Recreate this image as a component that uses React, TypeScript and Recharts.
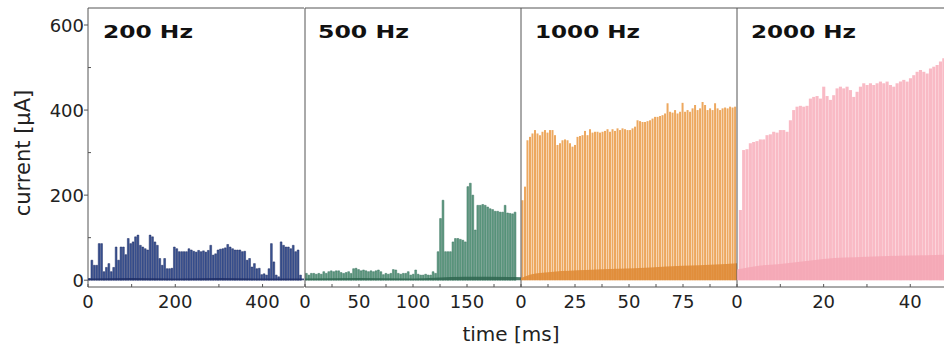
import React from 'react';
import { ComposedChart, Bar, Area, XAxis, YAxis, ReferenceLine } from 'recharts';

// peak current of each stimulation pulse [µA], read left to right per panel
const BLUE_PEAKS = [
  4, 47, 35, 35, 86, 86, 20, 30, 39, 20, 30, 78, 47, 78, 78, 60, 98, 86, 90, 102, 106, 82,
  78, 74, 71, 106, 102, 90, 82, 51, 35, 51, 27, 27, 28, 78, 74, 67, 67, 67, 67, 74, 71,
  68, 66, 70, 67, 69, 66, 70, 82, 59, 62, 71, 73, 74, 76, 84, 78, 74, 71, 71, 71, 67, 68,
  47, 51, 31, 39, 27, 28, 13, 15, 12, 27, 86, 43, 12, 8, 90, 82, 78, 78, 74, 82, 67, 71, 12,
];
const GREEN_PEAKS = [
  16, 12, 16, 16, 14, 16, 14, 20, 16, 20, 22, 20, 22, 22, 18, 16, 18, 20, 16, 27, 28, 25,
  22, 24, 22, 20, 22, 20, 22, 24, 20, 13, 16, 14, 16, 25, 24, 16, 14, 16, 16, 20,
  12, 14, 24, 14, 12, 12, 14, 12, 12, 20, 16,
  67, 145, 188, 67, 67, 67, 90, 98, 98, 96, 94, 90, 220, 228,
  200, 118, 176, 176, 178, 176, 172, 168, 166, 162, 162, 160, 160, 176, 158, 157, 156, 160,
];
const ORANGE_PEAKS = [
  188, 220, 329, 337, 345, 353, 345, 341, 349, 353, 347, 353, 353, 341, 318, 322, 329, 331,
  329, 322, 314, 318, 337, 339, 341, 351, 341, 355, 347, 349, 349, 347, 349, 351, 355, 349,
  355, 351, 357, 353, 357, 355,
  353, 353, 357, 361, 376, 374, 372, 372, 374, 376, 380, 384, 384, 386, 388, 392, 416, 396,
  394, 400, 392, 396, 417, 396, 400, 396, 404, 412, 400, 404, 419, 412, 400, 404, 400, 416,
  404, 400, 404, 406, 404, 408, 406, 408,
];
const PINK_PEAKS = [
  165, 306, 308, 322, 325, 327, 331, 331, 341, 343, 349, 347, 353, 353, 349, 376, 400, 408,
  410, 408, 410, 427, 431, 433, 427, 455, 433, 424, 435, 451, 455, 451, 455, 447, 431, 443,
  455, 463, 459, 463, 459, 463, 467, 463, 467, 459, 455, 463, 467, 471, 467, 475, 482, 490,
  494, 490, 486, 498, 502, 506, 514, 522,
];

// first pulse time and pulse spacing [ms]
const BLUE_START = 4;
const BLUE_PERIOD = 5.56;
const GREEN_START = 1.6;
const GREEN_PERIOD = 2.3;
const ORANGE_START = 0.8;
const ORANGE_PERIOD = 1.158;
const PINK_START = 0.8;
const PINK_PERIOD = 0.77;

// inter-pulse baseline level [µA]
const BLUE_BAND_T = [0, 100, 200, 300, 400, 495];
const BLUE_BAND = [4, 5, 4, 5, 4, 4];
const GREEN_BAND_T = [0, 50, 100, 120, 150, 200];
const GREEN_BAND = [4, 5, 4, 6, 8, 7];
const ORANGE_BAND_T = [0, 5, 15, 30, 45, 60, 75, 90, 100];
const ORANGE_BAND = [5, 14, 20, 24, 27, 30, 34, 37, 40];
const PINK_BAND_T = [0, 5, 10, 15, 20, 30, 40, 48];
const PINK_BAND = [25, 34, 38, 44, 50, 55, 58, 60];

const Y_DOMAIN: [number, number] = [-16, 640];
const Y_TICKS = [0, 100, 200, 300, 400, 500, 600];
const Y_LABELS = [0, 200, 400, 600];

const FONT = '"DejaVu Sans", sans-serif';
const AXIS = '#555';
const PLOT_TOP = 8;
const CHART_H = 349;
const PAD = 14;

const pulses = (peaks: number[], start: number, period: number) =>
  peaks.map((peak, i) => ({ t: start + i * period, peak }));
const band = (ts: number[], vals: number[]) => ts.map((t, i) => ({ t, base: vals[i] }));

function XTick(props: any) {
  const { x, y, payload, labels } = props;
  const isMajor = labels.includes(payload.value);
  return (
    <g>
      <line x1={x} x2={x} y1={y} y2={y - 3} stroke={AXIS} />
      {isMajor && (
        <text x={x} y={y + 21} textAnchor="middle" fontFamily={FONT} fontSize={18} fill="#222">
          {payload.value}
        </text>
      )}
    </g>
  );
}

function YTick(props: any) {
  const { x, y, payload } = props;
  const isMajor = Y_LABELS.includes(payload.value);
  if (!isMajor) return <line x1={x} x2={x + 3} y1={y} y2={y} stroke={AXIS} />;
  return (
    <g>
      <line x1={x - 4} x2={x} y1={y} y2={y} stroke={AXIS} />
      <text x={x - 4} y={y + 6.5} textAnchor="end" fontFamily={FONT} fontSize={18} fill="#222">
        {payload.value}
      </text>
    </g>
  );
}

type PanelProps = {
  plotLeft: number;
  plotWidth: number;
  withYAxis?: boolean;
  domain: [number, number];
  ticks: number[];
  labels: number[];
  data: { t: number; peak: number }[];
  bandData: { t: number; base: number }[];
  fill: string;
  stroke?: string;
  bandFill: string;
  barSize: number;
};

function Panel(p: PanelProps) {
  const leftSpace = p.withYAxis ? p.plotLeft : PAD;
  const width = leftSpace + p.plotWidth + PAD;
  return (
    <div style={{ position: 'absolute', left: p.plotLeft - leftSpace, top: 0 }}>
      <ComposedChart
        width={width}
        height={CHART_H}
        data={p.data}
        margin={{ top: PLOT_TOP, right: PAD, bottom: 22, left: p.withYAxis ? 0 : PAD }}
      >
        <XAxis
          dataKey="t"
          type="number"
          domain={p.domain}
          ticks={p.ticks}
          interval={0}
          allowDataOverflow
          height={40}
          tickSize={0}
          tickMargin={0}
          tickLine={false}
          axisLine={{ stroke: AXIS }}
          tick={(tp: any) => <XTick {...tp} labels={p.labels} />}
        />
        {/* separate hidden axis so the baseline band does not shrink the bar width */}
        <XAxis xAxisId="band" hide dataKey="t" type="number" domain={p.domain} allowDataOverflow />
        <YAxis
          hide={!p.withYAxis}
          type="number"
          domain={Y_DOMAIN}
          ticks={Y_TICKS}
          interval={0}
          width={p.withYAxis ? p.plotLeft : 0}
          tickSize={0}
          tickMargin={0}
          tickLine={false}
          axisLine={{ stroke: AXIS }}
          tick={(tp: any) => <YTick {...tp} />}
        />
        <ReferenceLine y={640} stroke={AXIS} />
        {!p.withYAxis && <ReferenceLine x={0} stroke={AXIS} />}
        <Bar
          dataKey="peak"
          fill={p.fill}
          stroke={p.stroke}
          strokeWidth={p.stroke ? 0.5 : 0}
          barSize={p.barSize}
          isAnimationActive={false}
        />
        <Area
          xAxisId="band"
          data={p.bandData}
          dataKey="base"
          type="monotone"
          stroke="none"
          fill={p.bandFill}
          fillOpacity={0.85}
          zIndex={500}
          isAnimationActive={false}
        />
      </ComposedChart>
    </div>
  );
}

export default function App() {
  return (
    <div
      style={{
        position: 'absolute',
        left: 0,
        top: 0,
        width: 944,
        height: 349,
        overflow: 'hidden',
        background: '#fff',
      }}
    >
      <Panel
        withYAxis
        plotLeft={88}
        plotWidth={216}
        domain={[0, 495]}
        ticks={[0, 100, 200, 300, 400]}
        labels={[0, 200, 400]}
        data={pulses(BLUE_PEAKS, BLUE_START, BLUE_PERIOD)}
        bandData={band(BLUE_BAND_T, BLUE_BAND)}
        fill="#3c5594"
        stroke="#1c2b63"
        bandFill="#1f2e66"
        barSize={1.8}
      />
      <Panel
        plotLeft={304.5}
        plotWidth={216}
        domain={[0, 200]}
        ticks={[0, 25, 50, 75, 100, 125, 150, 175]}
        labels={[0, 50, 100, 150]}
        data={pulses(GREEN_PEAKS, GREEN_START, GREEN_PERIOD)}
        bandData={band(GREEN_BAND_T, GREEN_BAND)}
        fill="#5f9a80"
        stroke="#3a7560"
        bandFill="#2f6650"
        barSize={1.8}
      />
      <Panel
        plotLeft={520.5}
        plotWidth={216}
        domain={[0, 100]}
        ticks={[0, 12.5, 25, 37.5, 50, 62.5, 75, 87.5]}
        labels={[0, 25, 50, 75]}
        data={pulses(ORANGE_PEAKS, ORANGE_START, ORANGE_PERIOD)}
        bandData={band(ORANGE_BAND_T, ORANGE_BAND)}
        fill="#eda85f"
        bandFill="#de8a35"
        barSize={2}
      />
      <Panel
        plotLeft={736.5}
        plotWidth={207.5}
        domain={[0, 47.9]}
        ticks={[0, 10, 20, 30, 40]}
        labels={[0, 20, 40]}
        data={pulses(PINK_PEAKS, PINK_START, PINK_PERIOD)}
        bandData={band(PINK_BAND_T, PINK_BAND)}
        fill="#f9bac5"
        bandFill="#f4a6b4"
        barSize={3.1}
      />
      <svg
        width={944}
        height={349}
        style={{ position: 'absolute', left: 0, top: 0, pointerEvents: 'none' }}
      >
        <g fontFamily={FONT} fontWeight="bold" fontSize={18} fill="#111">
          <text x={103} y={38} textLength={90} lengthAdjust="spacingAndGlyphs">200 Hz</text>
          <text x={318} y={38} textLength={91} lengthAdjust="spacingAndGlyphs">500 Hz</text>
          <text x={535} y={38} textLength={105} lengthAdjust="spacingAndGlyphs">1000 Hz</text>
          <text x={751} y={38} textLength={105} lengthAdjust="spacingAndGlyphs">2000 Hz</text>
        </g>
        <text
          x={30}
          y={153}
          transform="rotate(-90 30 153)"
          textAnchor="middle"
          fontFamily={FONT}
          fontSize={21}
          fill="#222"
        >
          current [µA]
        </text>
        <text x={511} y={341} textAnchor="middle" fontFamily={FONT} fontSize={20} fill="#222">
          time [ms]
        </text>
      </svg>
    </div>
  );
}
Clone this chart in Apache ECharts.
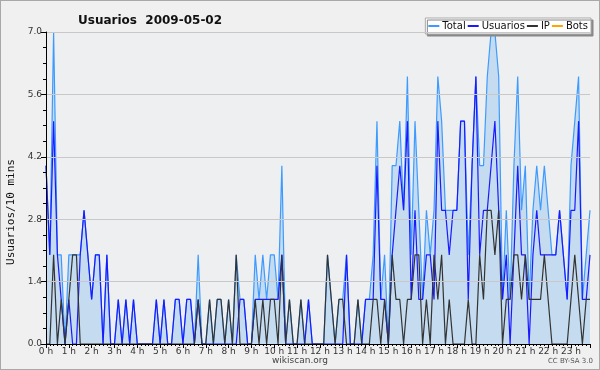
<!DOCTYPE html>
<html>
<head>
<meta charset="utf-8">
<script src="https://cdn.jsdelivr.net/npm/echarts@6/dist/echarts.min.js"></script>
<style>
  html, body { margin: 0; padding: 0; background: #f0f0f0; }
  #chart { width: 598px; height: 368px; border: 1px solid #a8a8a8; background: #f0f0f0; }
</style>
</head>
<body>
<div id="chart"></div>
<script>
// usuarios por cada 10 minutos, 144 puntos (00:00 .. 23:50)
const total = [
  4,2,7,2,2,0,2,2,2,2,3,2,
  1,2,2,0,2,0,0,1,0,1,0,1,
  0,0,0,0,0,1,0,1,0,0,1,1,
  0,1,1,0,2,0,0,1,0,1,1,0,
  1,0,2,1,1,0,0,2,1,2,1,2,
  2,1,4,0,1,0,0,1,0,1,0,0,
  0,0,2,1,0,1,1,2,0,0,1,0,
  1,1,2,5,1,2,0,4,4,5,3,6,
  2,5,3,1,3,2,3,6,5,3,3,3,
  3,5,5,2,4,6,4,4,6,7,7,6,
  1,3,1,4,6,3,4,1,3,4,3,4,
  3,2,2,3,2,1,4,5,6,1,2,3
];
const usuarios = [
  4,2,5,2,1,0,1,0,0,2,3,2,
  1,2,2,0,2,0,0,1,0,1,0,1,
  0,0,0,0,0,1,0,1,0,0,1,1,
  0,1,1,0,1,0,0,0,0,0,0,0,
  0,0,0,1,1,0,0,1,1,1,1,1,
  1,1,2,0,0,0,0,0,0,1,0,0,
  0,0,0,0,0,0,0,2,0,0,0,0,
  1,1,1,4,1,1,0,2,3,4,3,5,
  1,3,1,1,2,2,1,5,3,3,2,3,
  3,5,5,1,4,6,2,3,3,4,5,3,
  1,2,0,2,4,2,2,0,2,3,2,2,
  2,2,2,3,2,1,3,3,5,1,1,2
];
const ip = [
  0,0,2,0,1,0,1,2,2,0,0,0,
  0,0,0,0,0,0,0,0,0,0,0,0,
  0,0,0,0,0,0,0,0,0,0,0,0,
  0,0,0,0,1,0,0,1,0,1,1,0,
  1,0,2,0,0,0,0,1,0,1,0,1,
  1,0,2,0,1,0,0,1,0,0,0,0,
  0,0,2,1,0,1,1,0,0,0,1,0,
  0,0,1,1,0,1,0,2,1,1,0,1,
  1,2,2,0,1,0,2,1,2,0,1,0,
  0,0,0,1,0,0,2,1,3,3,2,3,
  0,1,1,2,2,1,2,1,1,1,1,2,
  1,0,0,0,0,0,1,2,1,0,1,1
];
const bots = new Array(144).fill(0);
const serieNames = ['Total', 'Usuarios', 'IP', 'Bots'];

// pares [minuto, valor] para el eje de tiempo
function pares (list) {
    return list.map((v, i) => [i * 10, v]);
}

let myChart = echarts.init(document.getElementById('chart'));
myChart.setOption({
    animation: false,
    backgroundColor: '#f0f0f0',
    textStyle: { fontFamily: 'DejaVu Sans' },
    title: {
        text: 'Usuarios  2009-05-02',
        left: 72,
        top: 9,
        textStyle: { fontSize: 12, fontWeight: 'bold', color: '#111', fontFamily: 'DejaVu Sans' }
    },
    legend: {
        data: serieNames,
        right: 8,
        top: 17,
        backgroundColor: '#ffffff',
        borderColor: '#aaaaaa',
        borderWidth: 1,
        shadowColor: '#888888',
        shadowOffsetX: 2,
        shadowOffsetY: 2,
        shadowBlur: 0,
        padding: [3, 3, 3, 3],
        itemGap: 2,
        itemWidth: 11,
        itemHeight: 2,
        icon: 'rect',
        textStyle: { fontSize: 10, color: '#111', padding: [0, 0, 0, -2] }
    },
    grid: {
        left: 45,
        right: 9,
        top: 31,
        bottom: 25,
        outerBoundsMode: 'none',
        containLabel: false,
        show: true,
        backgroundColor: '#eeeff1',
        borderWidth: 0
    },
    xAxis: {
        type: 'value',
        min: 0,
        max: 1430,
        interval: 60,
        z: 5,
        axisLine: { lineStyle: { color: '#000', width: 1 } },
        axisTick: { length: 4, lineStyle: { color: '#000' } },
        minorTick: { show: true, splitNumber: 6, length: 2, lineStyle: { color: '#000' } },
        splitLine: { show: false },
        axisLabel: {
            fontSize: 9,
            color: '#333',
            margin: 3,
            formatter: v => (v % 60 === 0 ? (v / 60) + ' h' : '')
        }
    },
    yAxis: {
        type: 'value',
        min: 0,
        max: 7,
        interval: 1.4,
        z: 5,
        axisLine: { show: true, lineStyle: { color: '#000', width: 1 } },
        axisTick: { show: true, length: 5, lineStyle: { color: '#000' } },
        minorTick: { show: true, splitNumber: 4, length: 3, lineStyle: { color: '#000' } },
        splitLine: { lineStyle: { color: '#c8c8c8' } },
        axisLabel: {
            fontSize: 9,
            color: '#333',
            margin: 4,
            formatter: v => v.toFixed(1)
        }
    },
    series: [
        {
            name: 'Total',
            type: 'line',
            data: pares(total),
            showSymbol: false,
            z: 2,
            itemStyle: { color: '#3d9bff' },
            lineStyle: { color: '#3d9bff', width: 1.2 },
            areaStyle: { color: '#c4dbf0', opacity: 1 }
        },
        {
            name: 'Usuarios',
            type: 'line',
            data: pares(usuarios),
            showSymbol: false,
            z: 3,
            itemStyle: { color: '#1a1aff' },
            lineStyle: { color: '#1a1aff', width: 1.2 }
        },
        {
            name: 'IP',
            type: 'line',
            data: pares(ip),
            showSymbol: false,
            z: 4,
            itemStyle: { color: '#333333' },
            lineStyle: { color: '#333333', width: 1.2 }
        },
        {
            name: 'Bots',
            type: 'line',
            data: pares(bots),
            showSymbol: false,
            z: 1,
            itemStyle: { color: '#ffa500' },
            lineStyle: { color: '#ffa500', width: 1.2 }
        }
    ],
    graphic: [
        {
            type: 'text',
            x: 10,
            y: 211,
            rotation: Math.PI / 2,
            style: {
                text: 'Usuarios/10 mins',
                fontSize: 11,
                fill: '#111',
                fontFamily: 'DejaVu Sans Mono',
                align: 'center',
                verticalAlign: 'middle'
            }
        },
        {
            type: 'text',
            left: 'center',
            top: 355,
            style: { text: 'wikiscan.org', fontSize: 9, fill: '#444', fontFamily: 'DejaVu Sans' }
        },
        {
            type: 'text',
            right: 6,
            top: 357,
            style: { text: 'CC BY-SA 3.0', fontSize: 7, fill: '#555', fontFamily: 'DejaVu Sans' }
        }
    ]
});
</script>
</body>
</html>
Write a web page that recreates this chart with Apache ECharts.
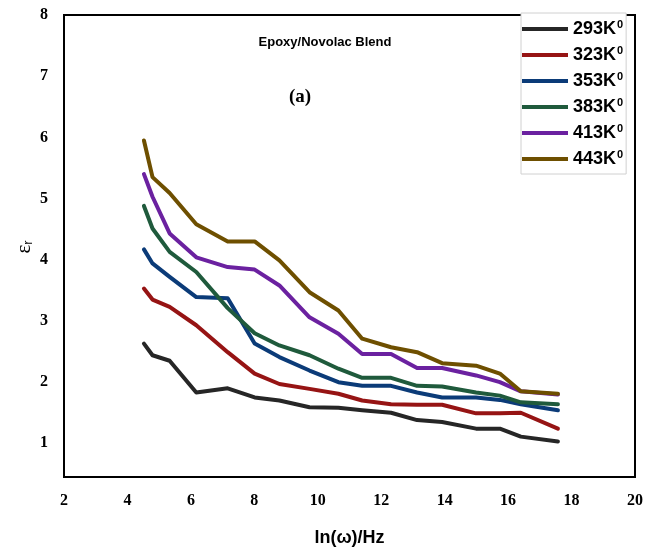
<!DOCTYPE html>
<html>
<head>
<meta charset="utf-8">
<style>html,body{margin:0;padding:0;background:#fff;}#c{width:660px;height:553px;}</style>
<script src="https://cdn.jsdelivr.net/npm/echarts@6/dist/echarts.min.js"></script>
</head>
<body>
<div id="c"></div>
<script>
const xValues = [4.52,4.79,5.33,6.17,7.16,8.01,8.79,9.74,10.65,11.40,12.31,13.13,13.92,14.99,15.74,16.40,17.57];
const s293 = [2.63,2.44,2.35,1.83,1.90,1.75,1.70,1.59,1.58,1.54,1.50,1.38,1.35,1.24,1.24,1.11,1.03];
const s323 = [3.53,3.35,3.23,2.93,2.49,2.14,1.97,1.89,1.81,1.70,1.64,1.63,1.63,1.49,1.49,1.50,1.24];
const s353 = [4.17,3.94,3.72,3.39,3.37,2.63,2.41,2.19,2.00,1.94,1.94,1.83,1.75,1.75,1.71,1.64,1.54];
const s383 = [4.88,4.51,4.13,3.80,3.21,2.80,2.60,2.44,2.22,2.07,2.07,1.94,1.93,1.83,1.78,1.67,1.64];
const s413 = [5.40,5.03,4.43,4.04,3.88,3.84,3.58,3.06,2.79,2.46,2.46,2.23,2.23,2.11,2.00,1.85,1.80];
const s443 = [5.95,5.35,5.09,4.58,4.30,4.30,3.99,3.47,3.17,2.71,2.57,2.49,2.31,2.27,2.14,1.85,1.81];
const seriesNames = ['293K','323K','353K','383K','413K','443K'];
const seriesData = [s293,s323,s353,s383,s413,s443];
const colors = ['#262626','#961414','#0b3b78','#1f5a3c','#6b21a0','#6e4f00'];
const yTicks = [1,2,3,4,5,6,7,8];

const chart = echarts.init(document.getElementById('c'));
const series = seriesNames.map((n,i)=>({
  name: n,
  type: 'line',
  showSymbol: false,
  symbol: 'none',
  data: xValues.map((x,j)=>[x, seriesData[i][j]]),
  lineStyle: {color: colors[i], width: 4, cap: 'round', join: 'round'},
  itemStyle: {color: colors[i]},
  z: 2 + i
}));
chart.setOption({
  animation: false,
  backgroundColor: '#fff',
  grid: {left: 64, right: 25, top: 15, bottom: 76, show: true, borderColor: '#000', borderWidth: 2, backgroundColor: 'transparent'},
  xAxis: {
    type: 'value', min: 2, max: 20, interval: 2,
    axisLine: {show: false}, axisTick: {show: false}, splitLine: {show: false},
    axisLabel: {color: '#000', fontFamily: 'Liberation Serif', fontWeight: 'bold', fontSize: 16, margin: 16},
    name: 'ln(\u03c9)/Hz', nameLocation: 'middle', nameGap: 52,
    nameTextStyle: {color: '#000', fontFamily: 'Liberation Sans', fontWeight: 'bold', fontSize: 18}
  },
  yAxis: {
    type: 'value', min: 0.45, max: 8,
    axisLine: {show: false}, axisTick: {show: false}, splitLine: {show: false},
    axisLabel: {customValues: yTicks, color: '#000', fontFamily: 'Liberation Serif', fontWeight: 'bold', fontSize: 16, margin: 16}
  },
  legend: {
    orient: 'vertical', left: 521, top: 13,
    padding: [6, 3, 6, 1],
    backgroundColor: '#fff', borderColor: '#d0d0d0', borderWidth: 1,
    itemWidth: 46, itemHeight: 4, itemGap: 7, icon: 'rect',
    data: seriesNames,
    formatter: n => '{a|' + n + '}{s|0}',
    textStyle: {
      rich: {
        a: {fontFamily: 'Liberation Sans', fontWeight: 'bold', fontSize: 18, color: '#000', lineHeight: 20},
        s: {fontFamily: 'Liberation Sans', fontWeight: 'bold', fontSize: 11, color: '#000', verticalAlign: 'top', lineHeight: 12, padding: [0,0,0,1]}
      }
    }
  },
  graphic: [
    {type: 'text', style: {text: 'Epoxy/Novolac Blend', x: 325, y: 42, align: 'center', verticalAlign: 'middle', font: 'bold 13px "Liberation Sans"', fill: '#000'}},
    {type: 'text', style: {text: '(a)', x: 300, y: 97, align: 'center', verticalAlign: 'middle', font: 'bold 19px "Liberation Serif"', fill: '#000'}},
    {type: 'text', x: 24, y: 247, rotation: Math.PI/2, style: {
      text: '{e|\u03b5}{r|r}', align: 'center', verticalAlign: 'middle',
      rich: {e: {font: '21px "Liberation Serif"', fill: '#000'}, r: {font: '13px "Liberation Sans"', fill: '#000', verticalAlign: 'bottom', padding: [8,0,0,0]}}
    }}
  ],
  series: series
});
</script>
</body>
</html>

| Exercise aim |
Return all lines containing the word "Apache".

| Completed exercise |
Clone this chart in Apache ECharts.
Write a web page that recreates this chart with Apache ECharts.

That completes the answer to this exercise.